Why was it so interesting for you to show the whole backstage of the filmmaking process? At one point, it’s difficult to say what is real and what’s not.
There are many paradoxes in the film. We mention birth and death, happiness and sorrow, love and separation, disorder and order, loneliness and togetherness. This confrontation between reality and falsehood is another one of them.
We tried to address concepts of reality and falsehood in many different ways, also thinking about censorship – the kind of censorship we have been facing in Iranian cinema for years now. Choosing the structure of “a film within a film” allowed us to show how different it is to make a film with censorship and without it. We focused our efforts on making sure everything seemed real, on trying to paint a true picture of life. Interestingly, sometimes our real behind-the-scenes blended in with the behind-the-scenes events we see in the film – they became indistinguishable for us, too. On the third day of shooting, our main camera stopped working, and we just added it to our script. There were more examples like this.
In the past, you have worked with Ali Abbasi on Holy Spider – was that important to you, especially as it was so controversial at home? Also, what does it mean to win an award named after Bergman himself?
It’s actually the first one, and I am so glad it’s adorned with his name. It’s a great honour and something that’s very valuable to me. Now, when I continue on this journey, I will also take it as a big responsibility on my shoulders.

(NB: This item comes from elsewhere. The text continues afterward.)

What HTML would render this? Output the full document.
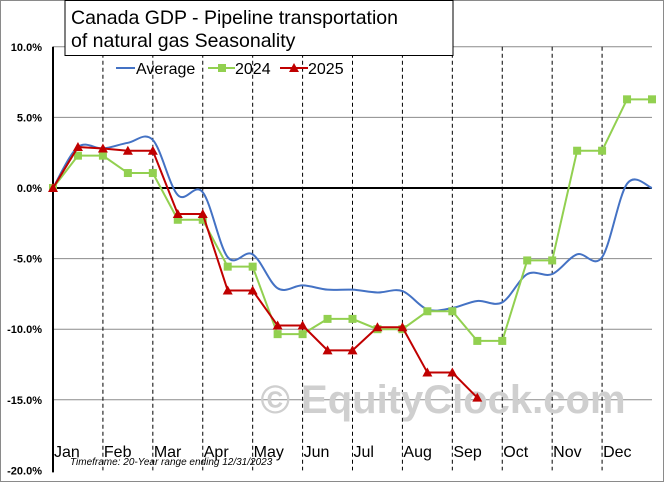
<!DOCTYPE html>
<html><head><meta charset="utf-8"><style>
html,body{margin:0;padding:0;background:#fff}
svg{display:block;font-family:"Liberation Sans",sans-serif}
</style></head><body>
<svg width="664" height="482" viewBox="0 0 664 482">
<rect x="0.5" y="0.5" width="663" height="481" fill="#fff" stroke="#8a8a8a"/>
<g id="grid"></g>
<text x="443" y="413" font-size="40" font-weight="bold" fill="#cfcfcf" text-anchor="middle">© EquityClock.com</text>
<g id="series"></g>
<rect x="65" y="0.5" width="388" height="55" fill="#fff" stroke="#000" stroke-width="1"/>
<text x="71" y="24" font-size="19.5" fill="#000">Canada  GDP - Pipeline transportation</text>
<text x="71" y="47" font-size="19.5" fill="#000">of natural  gas Seasonality</text>
<g font-size="16">
<g><line x1="116" y1="68" x2="135" y2="68" stroke="#4472c4" stroke-width="2"/><text x="136" y="74">Average</text></g>
<g><line x1="208" y1="68" x2="235" y2="68" stroke="#92d050" stroke-width="2"/><rect x="218" y="64" width="8" height="8" fill="#92d050"/><text x="235" y="74">2024</text></g>
<g><line x1="280" y1="68" x2="308" y2="68" stroke="#c00000" stroke-width="2"/><polygon points="294,63 299,72 289,72" fill="#c00000"/><text x="308" y="74">2025</text></g>
</g>
<text x="70" y="465" font-size="10" font-style="italic" fill="#000">Timeframe: 20-Year range ending 12/31/2023</text>
</svg>
<script>
const months=["Jan","Feb","Mar","Apr","May","Jun","Jul","Aug","Sep","Oct","Nov","Dec"];
const yTicks=[10,5,0,-5,-10,-15,-20];
const avgValues=[0,2.9,2.8,3.2,3.4,-0.5,-0.3,-4.9,-4.7,-7.1,-6.9,-7.2,-7.2,-7.4,-7.3,-8.6,-8.5,-8.0,-8.1,-6.1,-6.1,-4.7,-4.9,0.3,0.0];
const values2024=[0,2.29,2.29,1.06,1.06,-2.25,-2.25,-5.57,-5.57,-10.35,-10.35,-9.27,-9.27,-10.0,-10.0,-8.73,-8.73,-10.83,-10.83,-5.13,-5.13,2.64,2.64,6.28,6.28];
const values2025=[0,2.9,2.8,2.64,2.64,-1.84,-1.84,-7.26,-7.26,-9.74,-9.74,-11.5,-11.5,-9.86,-9.86,-13.07,-13.07,-14.85];
const NS="http://www.w3.org/2000/svg";
const X0=53,X1=652,Y0=188,PX=14.12;
const xs=i=>X0+i*(X1-X0)/24;
const ys=v=>Y0-v*PX;
function mk(t,a,p){const e=document.createElementNS(NS,t);for(const k in a)e.setAttribute(k,a[k]);p.appendChild(e);return e;}
const grid=document.getElementById('grid'),ser=document.getElementById('series');
yTicks.forEach(v=>{
 if(v!==0&&v!==-20){const l=mk('line',{x1:X0,x2:X1,y1:ys(v),y2:ys(v),stroke:'#8c8c8c','stroke-width':1},grid);
 
 }
 const t=mk('text',{x:X0-11,y:ys(v)+4,'font-size':11,'font-weight':'bold','text-anchor':'end'},grid);
 t.textContent=v.toFixed(1)+'%';
 
 
});
months.forEach((m,i)=>{
 if(i>0){const l=mk('line',{x1:xs(2*i),x2:xs(2*i),y1:ys(10),y2:ys(-20),stroke:'#000','stroke-width':1,'stroke-dasharray':'4,3'},grid);
 
 }
 const t=mk('text',{x:xs(2*i)+1,y:457,'font-size':16},grid);
 t.textContent=m;
 
 
});
const ya=mk('line',{x1:X0,x2:X0,y1:ys(10),y2:ys(-20)+2,stroke:'#000','stroke-width':2},grid);


const za=mk('line',{x1:X0,x2:X1,y1:ys(0),y2:ys(0),stroke:'#000','stroke-width':2},grid);


const P=avgValues.map((v,i)=>[xs(i),ys(v)]);
let d='M'+P[0][0]+','+P[0][1];
for(let i=0;i<P.length-1;i++){const p0=P[i-1]||P[i],p1=P[i],p2=P[i+1],p3=P[i+2]||P[i+1];
 d+=` C${p1[0]+(p2[0]-p0[0])/6},${p1[1]+(p2[1]-p0[1])/6} ${p2[0]-(p3[0]-p1[0])/6},${p2[1]-(p3[1]-p1[1])/6} ${p2[0]},${p2[1]}`;}
const avg=mk('path',{d:d,fill:'none',stroke:'#4472c4','stroke-width':2},ser);


function line(vals,col,name){const l=mk('polyline',{points:vals.map((v,i)=>xs(i)+','+ys(v)).join(' '),fill:'none',stroke:col,'stroke-width':2},ser);
 
 }
line(values2024,'#92d050','line-2024');
values2024.forEach((v,i)=>{const r=mk('rect',{x:xs(i)-4,y:ys(v)-4,width:8,height:8,fill:'#92d050'},ser);
 
 });
line(values2025,'#c00000','line-2025');
values2025.forEach((v,i)=>{const x=xs(i),y=ys(v);const p=mk('polygon',{points:`${x},${y-5} ${x+5},${y+4} ${x-5},${y+4}`,fill:'#c00000'},ser);
 
 });
</script>
</body></html>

Every experience I have had so far, both in cinema and in theatre, I have tried to treat as my university and a chance for learning. Collaborating with Ali and the whole Holy Spider team is certainly among them. He is a very intelligent, talented director. I don’t know what kind of cinema I would like to make next, and this film happened at a time when I never expected to be able to make a feature at all. I can’t predict the future, and I am aware I will still have to experience a lot, but I know this is just the beginning.